X Window System

Sources:

X Window System

X11 Forwarding

X11 forwarding lets you run graphical applications on a remote Unix/Linux server and display them locally.

Client Setup (Local Machine)

  1. Install an X server:
    • Windows: Xming or VcXsrv
    • macOS: XQuartz
    • Linux: Usually pre-installed
  2. Run the X server On macOS, start XQuartz. The window isn't used directly—just leave it running.
  3. Connect with SSH: Use -X or -Y options:
    • -X: Safer, but more restrictive
    • -Y: Less restricted, for trusted connections

Example ssh command:

1
ssh -X username@remotehost

Server Setup (Remote Host)

  1. Install X11 applications Make sure graphical tools like xclock, xeyes, or others are available.

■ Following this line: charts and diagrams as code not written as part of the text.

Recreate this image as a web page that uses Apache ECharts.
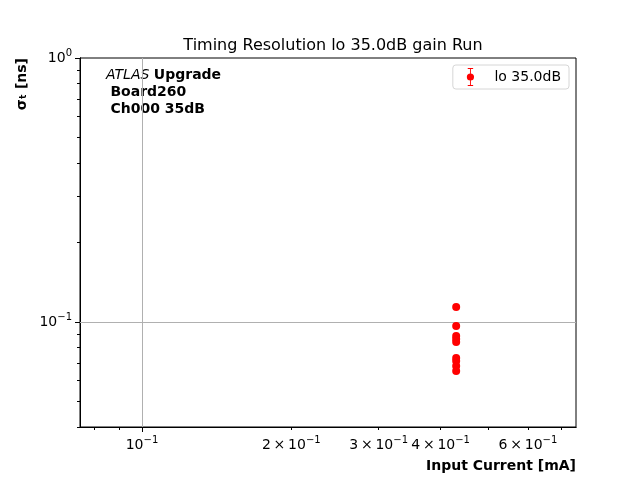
<!DOCTYPE html>
<html>
<head>
<meta charset="utf-8">
<script src="https://cdn.jsdelivr.net/npm/echarts@6/dist/echarts.min.js"></script>
<style>
  html, body { margin: 0; padding: 0; background: #fff; }
  #chart { width: 640px; height: 480px; }
</style>
</head>
<body>
<div id="chart"></div>
<script>
// data
const seriesName = 'lo 35.0dB'
const currentX = [0.43, 0.43, 0.43, 0.43, 0.43, 0.43, 0.43, 0.43, 0.43]
const sigmaT = [0.114, 0.0966, 0.0885, 0.0862, 0.0840, 0.0731, 0.0712, 0.0681, 0.0652]

// tick positions
const xMajorTicks = [0.1]
const xMinorTicks = [0.08, 0.09, 0.2, 0.3, 0.4, 0.5, 0.6, 0.7]
const xMinorLabels = [0.2, 0.3, 0.4, 0.6]
const yMajorTicks = [0.1, 1]
const yMinorTicks = [0.04, 0.05, 0.06, 0.07, 0.08, 0.09, 0.2, 0.3, 0.4, 0.5, 0.6, 0.7, 0.8, 0.9]

const font = 'DejaVu Sans'
const rich = {
  b: { fontFamily: font, fontSize: 14, color: '#000' },
  s: { fontFamily: font, fontSize: 10, color: '#000', padding: [0, 0, 10, 0] },
}

function sciLabel(v) {
  const exp = Math.floor(Math.log10(v) + 1e-9)
  const mant = Math.round(v / Math.pow(10, exp))
  const e = exp < 0 ? '\u2212' + (-exp) : String(exp)
  if (mant === 1)
    return '{b|10}{s|' + e + '}'
  return '{b|' + mant + '\u2009\u00d7\u200910}{s|' + e + '}'
}

function logAxis(extra) {
  return Object.assign({
    type: 'log',
    logBase: 10,
    axisLine: { show: true, lineStyle: { color: '#000', width: 1 } },
    splitLine: { show: false },
    minorTick: { show: false },
  }, extra)
}

const chart = echarts.init(document.getElementById('chart'), null, { renderer: 'canvas' })

chart.setOption({
  animation: false,
  backgroundColor: '#fff',
  title: {
    text: 'Timing Resolution lo 35.0dB gain Run',
    left: 328,
    top: 33,
    textAlign: 'center',
    textStyle: { fontFamily: font, fontSize: 16, fontWeight: 'normal', color: '#000' },
  },
  grid: {
    left: 80, right: 64, top: 58, bottom: 53,
    show: true, borderColor: '#000', borderWidth: 1, backgroundColor: 'transparent',
  },
  legend: {
    data: [seriesName],
    right: 71,
    top: 65,
    itemWidth: 10,
    itemHeight: 18,
    itemGap: 5,
    padding: [3, 8, 3, 14],
    backgroundColor: '#fff',
    borderColor: '#d6d6d6',
    borderWidth: 1,
    borderRadius: 3,
    icon: 'path://M2,0H8V1H2Z M4.5,1H5.5V6H4.5Z M4.5,14H5.5V19H4.5Z M2,19H8V20H2Z M1,10A4,4 0 1,1 9,10A4,4 0 1,1 1,10Z',
    textStyle: { fontFamily: font, fontSize: 14, color: '#000', padding: [0, 0, 0, 14] },
  },
  xAxis: [
    logAxis({
      min: 0.075, max: 0.75, position: 'bottom',
      axisTick: { show: true, length: 3, customValues: xMinorTicks, lineStyle: { color: '#000' } },
      axisLabel: { customValues: xMinorLabels, formatter: sciLabel, rich: rich, margin: 8 },
      name: 'Input Current [mA]',
      nameLocation: 'end',
      nameGap: 0,
      nameTextStyle: {
        fontFamily: font, fontSize: 14, fontWeight: 'bold', color: '#000',
        align: 'right', verticalAlign: 'top', padding: [32, 0, 0, 0],
      },
    }),
    logAxis({
      min: 0.075, max: 0.75, position: 'bottom',
      axisTick: { show: true, length: 5, customValues: xMajorTicks, lineStyle: { color: '#000' } },
      axisLabel: { customValues: xMajorTicks, formatter: sciLabel, rich: rich, margin: 8 },
    }),
  ],
  yAxis: [
    logAxis({
      min: 0.04, max: 1, position: 'left',
      axisTick: { show: true, length: 3, customValues: yMinorTicks, lineStyle: { color: '#000' } },
      axisLabel: { show: false },
    }),
    logAxis({
      min: 0.04, max: 1, position: 'left',
      axisTick: { show: true, length: 5, customValues: yMajorTicks, lineStyle: { color: '#000' } },
      axisLabel: { customValues: yMajorTicks, formatter: sciLabel, rich: rich, margin: 8 },
    }),
  ],
  graphic: [
    {
      type: 'text', x: 22, y: 58, rotation: Math.PI / 2,
      style: {
        text: '\u03c3\u209c [ns]', fill: '#000',
        fontFamily: font, fontSize: 14, fontWeight: 'bold',
        align: 'right', verticalAlign: 'middle',
      },
    },
    {
      type: 'text', left: 106, top: 67,
      style: {
        text: '{i|ATLAS} {bo|Upgrade}\n {bo|Board260}\n {bo|Ch000 35dB}',
        rich: {
          i: { fontFamily: font, fontSize: 14, fontStyle: 'italic', color: '#000', lineHeight: 17 },
          bo: { fontFamily: font, fontSize: 14, fontWeight: 'bold', color: '#000', lineHeight: 17 },
        },
        fill: '#000', fontFamily: font, fontSize: 14, lineHeight: 17,
      },
    },
  ],
  series: [
    {
      name: seriesName,
      type: 'scatter',
      xAxisIndex: 0,
      yAxisIndex: 0,
      symbol: 'circle',
      symbolSize: 8,
      itemStyle: { color: '#ff0000', opacity: 1 },
      data: currentX.map((x, i) => [x, sigmaT[i]]),
      z: 5,
      markLine: {
        silent: true,
        symbol: 'none',
        label: { show: false },
        lineStyle: { color: '#b0b0b0', width: 1, type: 'solid' },
        data: [{ xAxis: 0.1 }, { yAxis: 0.1 }],
        z: 1,
      },
    },
  ],
})
</script>
</body>
</html>
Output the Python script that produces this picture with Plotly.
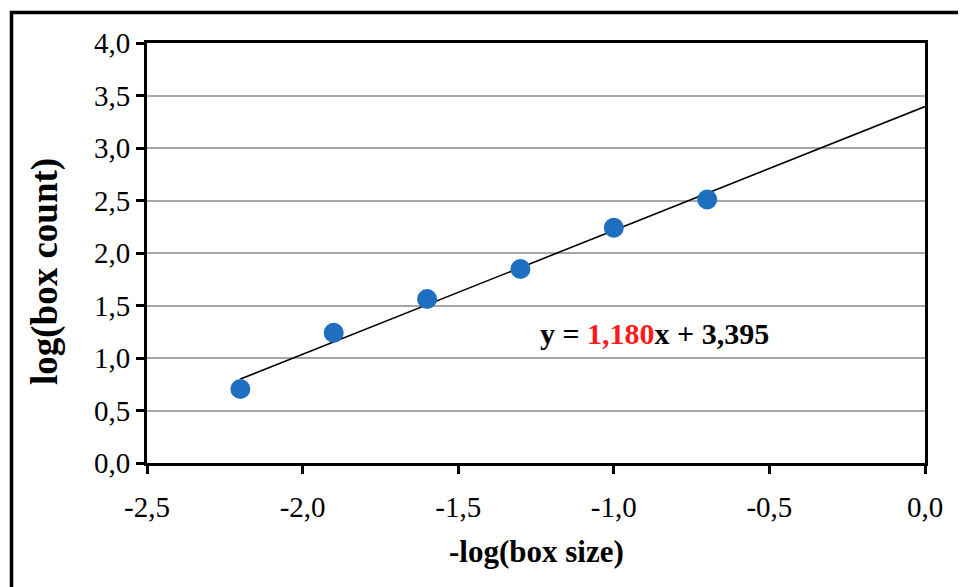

  2. Configure SSH Edit /etc/ssh/sshd_config:

    1
    2
    X11Forwarding yes
    X11DisplayOffset 10

    Restart SSH service:

    1
    sudo systemctl restart sshd

Testing

  1. SSH into the server using -X or -Y

  2. Run a GUI app, e.g.:

    1
    xclock

If correctly set up, the app window will show on your local machine.

DISPLAY Variable

X11 uses the DISPLAY environment variable to route graphical output.

  • On local desktops: :0 (the main screen)
  • With SSH forwarding: something like localhost:10.0, where SSH tunnels the display through TCP (e.g., port 6010)

Historically, many X terminals connected to a central server in this way.

macOS Caveats

XQuartz is the only X server on macOS, but it does not fully support OpenGL via X11 forwarding. GLX-based applications like glxgears may show static windows or fail entirely.

Workaround:

1
2
3
# On your host machine
export LIBGL_ALWAYS_INDIRECT=1
glxgears

This forces software rendering, but animations may freeze because XQuartz lacks proper GLX indirect rendering support.

If you need OpenGL or full graphics rendering remotely on macOS, use VNC or xpra instead of XQuartz.